Hi
Image I have a process that generates following type of data.
Number of counts observed within a time interval \Delta t, see Figure below.
I generate the data from an exponential RV with constant \lambda_1 = 0.1, then create a histogram over \Delta t = 1 and save the counts per bin --> counts form component 1. Additionally, there is a “background/bgd” signal on each bin that is poisson distributed with \lambda_{bgd} = 5. The observed signal is the sum of component1 + background.
Now, I want to infer \lambda_1 and \lambda_{bgd}. I trie the following. (After a suggestion here, anser 2 or 3 from “fonnesbeck”: https://stats.stackexchange.com/questions/56543/pymc-how-can-i-define-a-function-of-two-stochastic-variables-with-no-closed-fo?rq=1)
import theano.tensor as tt
# counts_total: denotes the generated observations,
i.e. the black dots in the figure above.
with pm.Model() as model:
lambda1 = pm.HalfNormal('lambda1',0.15)
lambdabgd = pm.DiscreteUniform('lambdabgd',3,6)
p=pm.Deterministic('p',tt.exp(-lambda1*(t[:-1]+0.5))*(tt.exp(0.5*lambda1)-tt.exp(-0.5*lambda1)))

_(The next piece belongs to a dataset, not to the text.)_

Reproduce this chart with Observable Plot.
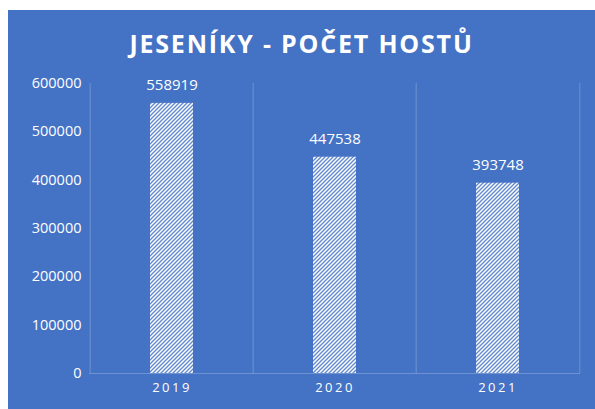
<!DOCTYPE html>
<html>
<head>
<meta charset="utf-8">
<script src="https://cdn.jsdelivr.net/npm/d3@7"></script>
<script src="https://cdn.jsdelivr.net/npm/@observablehq/plot@0.6"></script>
<style>
  html, body { margin: 0; padding: 0; background: #ffffff; }
  #panel { position: absolute; left: 8px; top: 10px; width: 587px; height: 399px; background: #4472C4; overflow: hidden; }
  #title { position: absolute; left: 0; top: 18px; width: 587px; text-align: center; color: #ffffff;
           font-family: "Open Sans", sans-serif; font-weight: 700; font-size: 25px; letter-spacing: 1.8px; line-height: 30px; }
  #chart { position: absolute; left: 0; top: 60px; }
</style>
</head>
<body>
<div id="panel">
  <div id="title">JESENÍKY - POČET HOSTŮ</div>
  <div id="chart"></div>
</div>
<script>
const years = ["2019", "2020", "2021"];
const guests = [558919, 447538, 393748];
const yTicks = [0, 100000, 200000, 300000, 400000, 500000, 600000];

const data = years.map((y, i) => ({ year: y, value: guests[i] }));

const W = 587, H = 339;
const mL = 81, mR = 15, mT = 13, mB = 36;
const step = (W - mL - mR) / years.length;
const gridColor = "#6f93d2";

const plot = Plot.plot({
  width: W,
  height: H,
  marginLeft: mL,
  marginRight: mR,
  marginTop: mT,
  marginBottom: mB,
  style: { background: "transparent", color: "#ffffff", fontFamily: "Open Sans, sans-serif", fontSize: "14px" },
  x: { domain: years, padding: 0, label: null },
  y: { domain: [0, 600000], label: null },
  marks: [
    Plot.ruleX(years, { x: d => d, dx: -step / 2, y1: 0, y2: 600000, stroke: gridColor, strokeWidth: 1 }),
    Plot.ruleX([years[years.length - 1]], { x: d => d, dx: step / 2, y1: 0, y2: 600000, stroke: gridColor, strokeWidth: 1 }),
    Plot.ruleY([0], { stroke: gridColor, strokeWidth: 1 }),
    Plot.barY(data, { x: "year", y: "value", fill: "url(#hatch)", insetLeft: 60, insetRight: 60 }),
    Plot.text(data, { x: "year", y: "value", text: d => String(d.value), dy: -18, fill: "#ffffff", fontSize: 15 }),
    Plot.axisY({ ticks: yTicks, tickSize: 0, tickPadding: 8, tickFormat: d => String(d), fontSize: 14.5, fill: "#ffffff", label: null }),
    Plot.axisX({ tickSize: 0, tickPadding: 9, fontSize: 13, fill: "#ffffff", label: null })
  ]
});

// hatch pattern (wide upward diagonal)
const svg = d3.select(plot);
const defs = svg.insert("defs", ":first-child");
const pat = defs.append("pattern")
  .attr("id", "hatch")
  .attr("patternUnits", "userSpaceOnUse")
  .attr("width", 4)
  .attr("height", 4);
pat.append("rect").attr("width", 4).attr("height", 4).attr("fill", "#ffffff");
pat.append("path")
  .attr("d", "M-1,1 L1,-1 M0,4 L4,0 M3,5 L5,3")
  .attr("stroke", "#5f87cd")
  .attr("stroke-width", 1.3);

svg.selectAll("[aria-label='x-axis tick label'] text").style("letter-spacing", "2.5px");

document.getElementById("chart").appendChild(plot);
</script>
</body>
</html>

cts_comp1 = pm.Binomial('b',n=1000,p=p,shape=len(counts_total))
bgd_counts = pm.Poisson('bgd_counts',lambdabgd,observed=np.abs(counts_total-cts_comp1))
trace = pm.sample(500,tune=100)
So, the logic I was thinking; choose a \lambda_1(continuous), choose a \lambda_2 (discrete), calculate the probability for an observation in bin t_i (exponentially decaying).
Then, express the (latent) bgd-counts as a poisson RV with value as difference between observation and the stochastic RV(vector) associated with component1.
But, It can happen that the difference “observation - stochastic. component1” gets negative… Then pymc3 complains, I assume no logp associated with a negative observation for poisson…
(here i smuggled in an np.absolute… to make it run)
Looking at the results I can see that the posterior for \lambda_1 appears to be moving towards the right direction, also \lambda_bgd has concentrated, however not at 5 as expected but 6, that could be due to the “np.absolute” i guess… So, it seems to be doing sth. approximately right… but I am not sure If this is the way to go…
(note, only 200 samples, for some reason I am sampling with 2 draws/s)
Can anyone hint me, how this could be done cleaner? How can/should I treat this kind of problem?
Best regards